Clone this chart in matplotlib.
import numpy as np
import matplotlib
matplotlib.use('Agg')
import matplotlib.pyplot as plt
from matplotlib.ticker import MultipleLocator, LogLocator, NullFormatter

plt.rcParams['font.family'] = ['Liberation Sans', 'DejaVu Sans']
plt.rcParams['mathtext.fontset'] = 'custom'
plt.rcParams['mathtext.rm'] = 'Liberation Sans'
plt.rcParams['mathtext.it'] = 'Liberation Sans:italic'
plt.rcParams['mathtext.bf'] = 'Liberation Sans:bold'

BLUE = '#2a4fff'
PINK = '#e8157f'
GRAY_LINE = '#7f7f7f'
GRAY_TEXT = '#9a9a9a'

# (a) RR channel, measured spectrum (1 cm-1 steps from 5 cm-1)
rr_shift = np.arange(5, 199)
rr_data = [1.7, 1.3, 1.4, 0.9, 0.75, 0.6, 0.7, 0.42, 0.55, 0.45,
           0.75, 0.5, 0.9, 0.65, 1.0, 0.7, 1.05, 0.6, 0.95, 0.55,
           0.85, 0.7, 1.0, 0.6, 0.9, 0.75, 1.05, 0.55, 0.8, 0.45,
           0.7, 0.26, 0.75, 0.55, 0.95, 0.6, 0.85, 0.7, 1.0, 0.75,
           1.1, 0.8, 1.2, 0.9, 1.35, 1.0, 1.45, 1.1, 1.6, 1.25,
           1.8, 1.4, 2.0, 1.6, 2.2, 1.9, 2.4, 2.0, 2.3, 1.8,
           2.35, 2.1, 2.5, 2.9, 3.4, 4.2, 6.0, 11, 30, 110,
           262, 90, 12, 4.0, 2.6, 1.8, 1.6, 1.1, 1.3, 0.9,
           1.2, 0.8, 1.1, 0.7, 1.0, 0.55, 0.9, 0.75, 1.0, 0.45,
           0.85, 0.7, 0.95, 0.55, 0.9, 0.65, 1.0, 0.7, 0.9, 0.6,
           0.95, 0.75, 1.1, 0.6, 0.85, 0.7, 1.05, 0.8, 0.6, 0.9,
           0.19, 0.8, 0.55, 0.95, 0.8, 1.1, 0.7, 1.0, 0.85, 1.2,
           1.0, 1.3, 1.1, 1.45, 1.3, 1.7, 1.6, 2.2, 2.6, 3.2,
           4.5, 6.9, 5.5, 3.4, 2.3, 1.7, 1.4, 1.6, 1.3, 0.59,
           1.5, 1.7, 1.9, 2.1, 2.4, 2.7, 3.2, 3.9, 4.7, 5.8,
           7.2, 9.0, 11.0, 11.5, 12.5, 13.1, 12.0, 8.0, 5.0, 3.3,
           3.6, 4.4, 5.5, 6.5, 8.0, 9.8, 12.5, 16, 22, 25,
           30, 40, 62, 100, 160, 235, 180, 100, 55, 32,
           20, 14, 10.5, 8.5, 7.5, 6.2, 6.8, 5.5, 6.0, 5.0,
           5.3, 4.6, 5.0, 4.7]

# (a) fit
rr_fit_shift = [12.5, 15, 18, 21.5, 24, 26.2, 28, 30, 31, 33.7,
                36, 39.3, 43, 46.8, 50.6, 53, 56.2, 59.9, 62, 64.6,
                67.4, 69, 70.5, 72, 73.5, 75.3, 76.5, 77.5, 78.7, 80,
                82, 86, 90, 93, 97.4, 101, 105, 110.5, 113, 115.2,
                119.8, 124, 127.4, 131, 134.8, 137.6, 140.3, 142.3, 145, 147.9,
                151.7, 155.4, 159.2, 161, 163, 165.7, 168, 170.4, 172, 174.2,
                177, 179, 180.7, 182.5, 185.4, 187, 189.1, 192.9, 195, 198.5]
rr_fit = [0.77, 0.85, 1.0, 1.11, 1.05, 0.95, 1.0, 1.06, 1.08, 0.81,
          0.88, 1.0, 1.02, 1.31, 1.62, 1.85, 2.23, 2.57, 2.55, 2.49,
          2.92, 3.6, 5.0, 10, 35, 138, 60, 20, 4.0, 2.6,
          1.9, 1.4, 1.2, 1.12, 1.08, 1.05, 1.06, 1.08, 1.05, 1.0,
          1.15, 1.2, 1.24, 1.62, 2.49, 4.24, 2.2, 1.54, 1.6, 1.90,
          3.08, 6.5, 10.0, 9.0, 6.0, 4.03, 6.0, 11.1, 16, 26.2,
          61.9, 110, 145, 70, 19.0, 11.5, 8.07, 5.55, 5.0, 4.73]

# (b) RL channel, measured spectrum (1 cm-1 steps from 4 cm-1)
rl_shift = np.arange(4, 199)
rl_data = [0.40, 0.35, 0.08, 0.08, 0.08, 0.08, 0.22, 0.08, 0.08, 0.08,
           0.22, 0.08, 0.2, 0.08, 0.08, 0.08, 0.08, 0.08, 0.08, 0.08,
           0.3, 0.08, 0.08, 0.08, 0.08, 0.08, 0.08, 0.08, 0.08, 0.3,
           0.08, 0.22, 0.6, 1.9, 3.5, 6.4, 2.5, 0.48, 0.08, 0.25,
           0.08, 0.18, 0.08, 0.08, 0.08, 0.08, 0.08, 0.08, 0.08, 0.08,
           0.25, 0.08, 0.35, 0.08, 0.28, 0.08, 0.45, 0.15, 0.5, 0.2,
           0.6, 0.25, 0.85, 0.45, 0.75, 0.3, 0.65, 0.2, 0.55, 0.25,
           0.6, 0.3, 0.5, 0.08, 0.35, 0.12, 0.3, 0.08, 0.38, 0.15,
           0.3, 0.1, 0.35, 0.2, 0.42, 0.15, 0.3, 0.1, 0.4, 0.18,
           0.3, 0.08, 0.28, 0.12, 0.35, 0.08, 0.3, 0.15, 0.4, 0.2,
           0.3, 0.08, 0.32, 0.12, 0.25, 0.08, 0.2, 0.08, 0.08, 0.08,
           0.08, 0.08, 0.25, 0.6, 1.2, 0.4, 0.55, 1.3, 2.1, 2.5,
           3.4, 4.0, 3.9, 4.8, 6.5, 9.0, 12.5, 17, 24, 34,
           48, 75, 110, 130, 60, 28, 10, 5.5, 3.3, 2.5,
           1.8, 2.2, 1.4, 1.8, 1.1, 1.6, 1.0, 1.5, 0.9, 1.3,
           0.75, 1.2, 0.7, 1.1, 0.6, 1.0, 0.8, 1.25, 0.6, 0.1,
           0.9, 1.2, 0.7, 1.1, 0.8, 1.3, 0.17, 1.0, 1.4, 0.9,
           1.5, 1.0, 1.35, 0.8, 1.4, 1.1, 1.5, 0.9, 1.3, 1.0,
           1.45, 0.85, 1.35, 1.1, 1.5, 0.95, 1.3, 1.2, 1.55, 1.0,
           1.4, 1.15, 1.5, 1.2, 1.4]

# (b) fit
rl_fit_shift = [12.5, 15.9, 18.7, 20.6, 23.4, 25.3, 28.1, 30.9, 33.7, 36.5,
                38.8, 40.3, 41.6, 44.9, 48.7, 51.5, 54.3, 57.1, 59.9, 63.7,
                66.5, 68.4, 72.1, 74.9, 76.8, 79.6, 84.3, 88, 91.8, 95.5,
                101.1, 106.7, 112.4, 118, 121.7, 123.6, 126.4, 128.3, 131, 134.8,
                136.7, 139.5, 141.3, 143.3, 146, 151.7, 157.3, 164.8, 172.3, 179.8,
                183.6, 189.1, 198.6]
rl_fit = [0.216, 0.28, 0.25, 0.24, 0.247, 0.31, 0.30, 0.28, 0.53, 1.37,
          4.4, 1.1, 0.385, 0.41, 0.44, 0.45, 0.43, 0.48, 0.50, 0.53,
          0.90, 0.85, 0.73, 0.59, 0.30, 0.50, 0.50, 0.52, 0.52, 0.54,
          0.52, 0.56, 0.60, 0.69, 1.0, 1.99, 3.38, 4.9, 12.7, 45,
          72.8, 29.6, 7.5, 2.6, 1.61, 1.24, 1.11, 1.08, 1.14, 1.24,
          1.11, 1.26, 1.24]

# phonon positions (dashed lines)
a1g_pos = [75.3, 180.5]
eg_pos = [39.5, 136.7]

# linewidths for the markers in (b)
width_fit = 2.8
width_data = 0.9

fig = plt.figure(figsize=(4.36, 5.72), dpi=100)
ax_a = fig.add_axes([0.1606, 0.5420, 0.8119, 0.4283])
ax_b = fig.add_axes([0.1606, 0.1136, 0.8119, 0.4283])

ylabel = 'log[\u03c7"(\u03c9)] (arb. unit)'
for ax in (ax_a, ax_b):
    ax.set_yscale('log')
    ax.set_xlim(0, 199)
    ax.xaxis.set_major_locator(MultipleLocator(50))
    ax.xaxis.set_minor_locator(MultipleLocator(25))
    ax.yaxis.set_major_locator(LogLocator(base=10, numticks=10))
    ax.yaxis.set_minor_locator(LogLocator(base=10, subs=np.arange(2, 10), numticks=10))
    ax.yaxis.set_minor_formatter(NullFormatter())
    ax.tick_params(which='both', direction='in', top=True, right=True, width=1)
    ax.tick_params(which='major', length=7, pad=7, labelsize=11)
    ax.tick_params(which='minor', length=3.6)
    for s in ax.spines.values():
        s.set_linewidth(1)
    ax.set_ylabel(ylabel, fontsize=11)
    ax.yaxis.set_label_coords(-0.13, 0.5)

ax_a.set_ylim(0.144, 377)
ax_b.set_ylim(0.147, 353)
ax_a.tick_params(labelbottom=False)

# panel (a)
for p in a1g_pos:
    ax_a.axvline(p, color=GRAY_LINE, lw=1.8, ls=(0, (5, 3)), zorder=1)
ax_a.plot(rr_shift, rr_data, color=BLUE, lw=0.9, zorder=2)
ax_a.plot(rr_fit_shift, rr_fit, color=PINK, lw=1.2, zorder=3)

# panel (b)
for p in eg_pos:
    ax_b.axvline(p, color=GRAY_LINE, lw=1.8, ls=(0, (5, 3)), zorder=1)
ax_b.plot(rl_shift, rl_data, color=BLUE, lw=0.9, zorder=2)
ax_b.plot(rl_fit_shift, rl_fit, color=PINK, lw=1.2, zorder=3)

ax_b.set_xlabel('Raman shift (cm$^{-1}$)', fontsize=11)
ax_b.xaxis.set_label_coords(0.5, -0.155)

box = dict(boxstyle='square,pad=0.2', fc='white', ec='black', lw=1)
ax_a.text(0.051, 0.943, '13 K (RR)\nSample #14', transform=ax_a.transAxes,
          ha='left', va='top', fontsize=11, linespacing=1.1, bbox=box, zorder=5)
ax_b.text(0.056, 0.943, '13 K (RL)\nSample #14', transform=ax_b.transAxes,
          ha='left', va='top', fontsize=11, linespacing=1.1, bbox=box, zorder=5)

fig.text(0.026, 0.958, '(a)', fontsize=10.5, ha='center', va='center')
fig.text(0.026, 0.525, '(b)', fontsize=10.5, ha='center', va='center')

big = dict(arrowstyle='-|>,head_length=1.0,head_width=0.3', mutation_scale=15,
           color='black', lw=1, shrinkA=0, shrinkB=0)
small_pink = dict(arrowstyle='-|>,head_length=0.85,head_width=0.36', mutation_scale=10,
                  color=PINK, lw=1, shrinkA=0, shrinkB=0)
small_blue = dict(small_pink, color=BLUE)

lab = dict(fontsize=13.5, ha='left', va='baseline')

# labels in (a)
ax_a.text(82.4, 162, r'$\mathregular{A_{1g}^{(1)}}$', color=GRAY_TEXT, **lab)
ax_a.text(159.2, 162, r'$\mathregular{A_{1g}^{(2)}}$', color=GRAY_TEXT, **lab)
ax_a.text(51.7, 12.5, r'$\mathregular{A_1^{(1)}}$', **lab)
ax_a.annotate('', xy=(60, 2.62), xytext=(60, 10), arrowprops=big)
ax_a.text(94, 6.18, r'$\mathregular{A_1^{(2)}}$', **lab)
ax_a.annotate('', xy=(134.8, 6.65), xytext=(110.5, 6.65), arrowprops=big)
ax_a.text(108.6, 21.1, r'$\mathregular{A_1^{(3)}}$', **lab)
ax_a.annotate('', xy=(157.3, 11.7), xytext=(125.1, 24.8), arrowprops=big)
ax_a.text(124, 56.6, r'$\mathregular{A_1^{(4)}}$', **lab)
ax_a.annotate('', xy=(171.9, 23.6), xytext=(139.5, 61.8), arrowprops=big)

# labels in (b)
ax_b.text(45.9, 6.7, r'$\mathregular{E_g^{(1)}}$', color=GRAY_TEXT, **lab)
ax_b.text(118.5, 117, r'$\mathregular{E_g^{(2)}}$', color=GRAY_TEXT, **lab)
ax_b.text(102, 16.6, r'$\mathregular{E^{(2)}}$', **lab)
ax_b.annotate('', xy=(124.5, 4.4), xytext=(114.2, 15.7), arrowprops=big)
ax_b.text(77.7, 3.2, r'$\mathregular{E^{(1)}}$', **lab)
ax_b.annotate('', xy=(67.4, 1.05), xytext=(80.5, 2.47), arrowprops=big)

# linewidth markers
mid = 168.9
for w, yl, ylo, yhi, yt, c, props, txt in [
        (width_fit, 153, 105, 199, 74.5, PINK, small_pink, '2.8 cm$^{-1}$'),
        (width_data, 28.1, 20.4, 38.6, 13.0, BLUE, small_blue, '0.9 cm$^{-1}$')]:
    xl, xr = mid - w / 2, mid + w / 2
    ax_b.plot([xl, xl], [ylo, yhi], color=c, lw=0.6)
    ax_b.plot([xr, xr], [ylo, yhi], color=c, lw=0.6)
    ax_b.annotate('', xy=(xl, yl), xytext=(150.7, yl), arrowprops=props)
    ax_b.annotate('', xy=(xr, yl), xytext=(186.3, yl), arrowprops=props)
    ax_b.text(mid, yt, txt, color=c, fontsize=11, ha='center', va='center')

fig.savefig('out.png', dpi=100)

■ Problem to work on:
Look at the material above and copy, word for word, its lines from the first through the one containing "GRAY_TEXT = '#9a9a9a'".

■ Reply to the exercise:
Clone this chart in matplotlib.
import numpy as np
import matplotlib
matplotlib.use('Agg')
import matplotlib.pyplot as plt
from matplotlib.ticker import MultipleLocator, LogLocator, NullFormatter

plt.rcParams['font.family'] = ['Liberation Sans', 'DejaVu Sans']
plt.rcParams['mathtext.fontset'] = 'custom'
plt.rcParams['mathtext.rm'] = 'Liberation Sans'
plt.rcParams['mathtext.it'] = 'Liberation Sans:italic'
plt.rcParams['mathtext.bf'] = 'Liberation Sans:bold'

BLUE = '#2a4fff'
PINK = '#e8157f'
GRAY_LINE = '#7f7f7f'
GRAY_TEXT = '#9a9a9a'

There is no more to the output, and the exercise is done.